Ashley Dayer has never been able to shake the haunting experience of watching a tiny Hawaiian bird go extinct right before her eyes on her very first assignment.

She was an intern on a desperate project to save the Po’ouli honeycreeper, part of a family of birds that have gradually been lost from the rainforests of Maui. Just three of the Po’ouli remained during the final stages of her hunt two decades ago, while she and a band of researchers tried to catch the birds and put them together to mate.
“But we were working in a place with such dense vegetation, it was really hard to track the bird,’’ said Dayer. “You don’t know for sure even where they are. You could be right on top of them and not know it.’’
They did manage to capture several females, but they were never able to find a male. In the end, she watched as the last couple of birds disappeared into the forest. They were officially declared extinct in 2019. One remains in a museum as a specimen of one of the most recent species to disappear in Hawaii.
It was a moment that would change the direction of Dayer’s life work and help her develop a new approach to conservation.
“We’re not trying to get birds to change their behavior. We’re trying to get people to change their behavior.”

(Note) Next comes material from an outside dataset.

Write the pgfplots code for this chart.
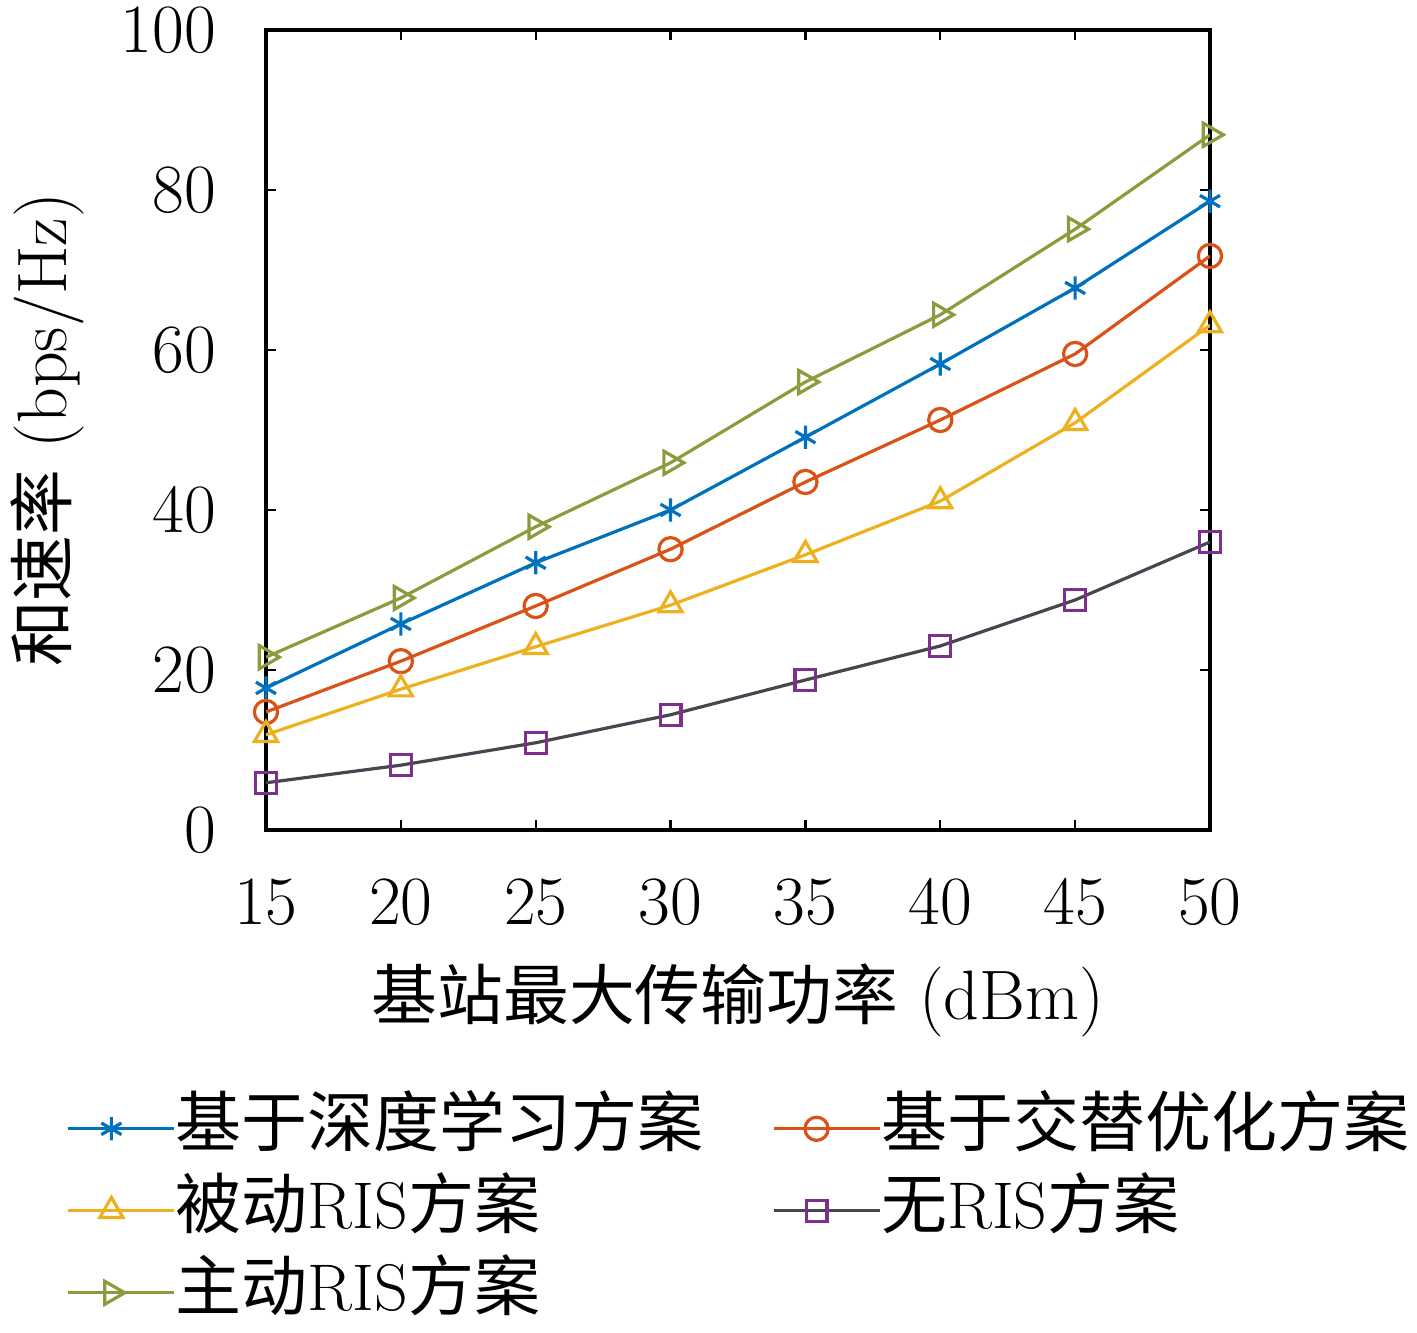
\documentclass[border=0pt]{standalone}
\usepackage{pgfplots}
\pgfplotsset{compat=1.18}
\usepackage{fontspec}
\newfontfamily\cjk{Noto Sans CJK SC}
\newfontfamily\cjkb[Scale=0.94]{Noto Sans CJK SC}
\definecolor{cblue}{RGB}{0,114,189}
\definecolor{cred}{RGB}{217,83,25}
\definecolor{cyel}{RGB}{237,177,32}
\definecolor{cpur}{RGB}{126,47,142}
\definecolor{cgray}{RGB}{70,70,80}
\definecolor{cgreen}{RGB}{140,155,60}
\begin{document}
\fontsize{16}{19}\selectfont
\begin{tikzpicture}
\begin{axis}[
  name=ax,
  width=236pt, height=200pt, scale only axis,
  xmin=15, xmax=50, ymin=0, ymax=100,
  xtick={15,20,...,50}, ytick={0,20,...,100},
  tick align=inside, major tick length=2.5pt,
  axis line style={line width=0.8pt},
  every tick/.style={black, line width=0.6pt},
  tick label style={font=\fontsize{16}{19}\selectfont},
  xticklabel style={yshift=-7pt},
  yticklabel style={xshift=-7pt},
  xlabel={{\cjkb 基站最大传输功率} (dBm)},
  ylabel={{\cjkb 和速率} (bps/Hz)},
  label style={font=\fontsize{17.5}{20}\selectfont, inner sep=0pt},
  xlabel style={at={(axis description cs:0.5,-0.2125)}, anchor=center},
  ylabel style={at={(axis description cs:-0.232,0.5)}, anchor=center},
  legend columns=2,
  legend style={at={(axis description cs:0.5,-0.335)}, anchor=north, draw=none, fill=none,
    inner sep=0pt,
    font=\fontsize{16.5}{19}\selectfont, row sep=5.5pt,
    nodes={inner sep=0pt, text height=12pt, text depth=3pt},
    /tikz/every even column/.append style={column sep=17pt}},
  legend cell align=left,
  legend image code/.code={
    \path (0pt,0pt) -- (26.5pt,0pt);
    \draw[#1] (0pt,0pt) -- (21.5pt,0pt);
    \draw[#1,only marks] plot coordinates {(10.75pt,0pt)};
  },
  every axis plot/.append style={line width=0.8pt, mark size=2.9pt},
]
\addplot[color=cblue, mark=asterisk, mark options={solid, cblue}] coordinates {
(15,17.75) (20,25.75) (25,33.4) (30,40) (35,49.1) (40,58.25) (45,67.75) (50,78.6)};
\addlegendentry{{\cjk 基于深度学习方案}}
\addplot[color=cred, mark=o, mark options={solid, cred}] coordinates {
(15,14.75) (20,21.1) (25,28) (30,35.1) (35,43.5) (40,51.25) (45,59.5) (50,71.75)};
\addlegendentry{{\cjk 基于交替优化方案}}
\addplot[color=cyel, mark=triangle, mark options={solid, cyel, scale=1.15}] coordinates {
(15,11.9) (20,17.6) (25,22.9) (30,28.1) (35,34.4) (40,41.1) (45,50.9) (50,63.1)};
\addlegendentry{{\cjk 被动}RIS{\cjk 方案}}
\addplot[color=cgray, mark=square, mark options={solid, cpur, scale=0.9}] coordinates {
(15,5.9) (20,8.1) (25,10.9) (30,14.4) (35,18.75) (40,23) (45,28.75) (50,36)};
\addlegendentry{{\cjk 无}RIS{\cjk 方案}}
\addplot[color=cgreen, mark=triangle, mark options={solid, cgreen, rotate=-90, scale=1.15}] coordinates {
(15,21.6) (20,29) (25,37.9) (30,45.9) (35,56) (40,64.4) (45,75.1) (50,86.9)};
\addlegendentry{{\cjk 主动}RIS{\cjk 方案}}
\end{axis}
\pgfresetboundingbox
\path ([shift={(-66.5pt,-125.75pt)}]ax.south west) rectangle ([shift={(51.75pt,7.5pt)}]ax.north east);
\end{tikzpicture}
\end{document}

“We would come down from the mountains onto the coast and find that nobody knew anything about what was happening to these birds,’’ she said. “It really struck me that we’re not going to get anywhere in conservation if people aren’t aware of what’s going on.’’
That translates into the ways that conservation efforts affect people’s lives directly. And it also requires that scientists – famously oblivious to how the public might fit into conservation – open their work to regular people. When the public is invited into decisions about saving birds, she says, such as leashing dogs on beaches or protecting land from development, they become more invested and supportive of this work.
Dayer, now a professor at Virginia Tech, has come to lead a field called Human Dimensions, meaning how people figure into conservation and wildlife rescue. The loss of a third of North America’s bird population over the past 50 years has highlighted the failures of traditional research. That’s led to a growing interest in what Dayer and her peers are trying to say.
One of our favorite comments she shared in hours of talking about her work on her campus in Blacksburg, Va., was this one: “We’re not trying to get birds to change their behavior. We’re trying to get people to change their behavior.’’

Dayer lives with her husband, a fellow professor, and two young boys on a small farmhouse a half hour outside of Blacksburg. They’re surrounded by grasslands, chickens running free, and the serenades of the morning bird choir.
During the day, she’s immersed in the clamor of the university, the issues of her field and hundreds of students. “That’s why I live in the middle of nowhere,’’ she says. “I need the calm and rejuvenation you get from nature.”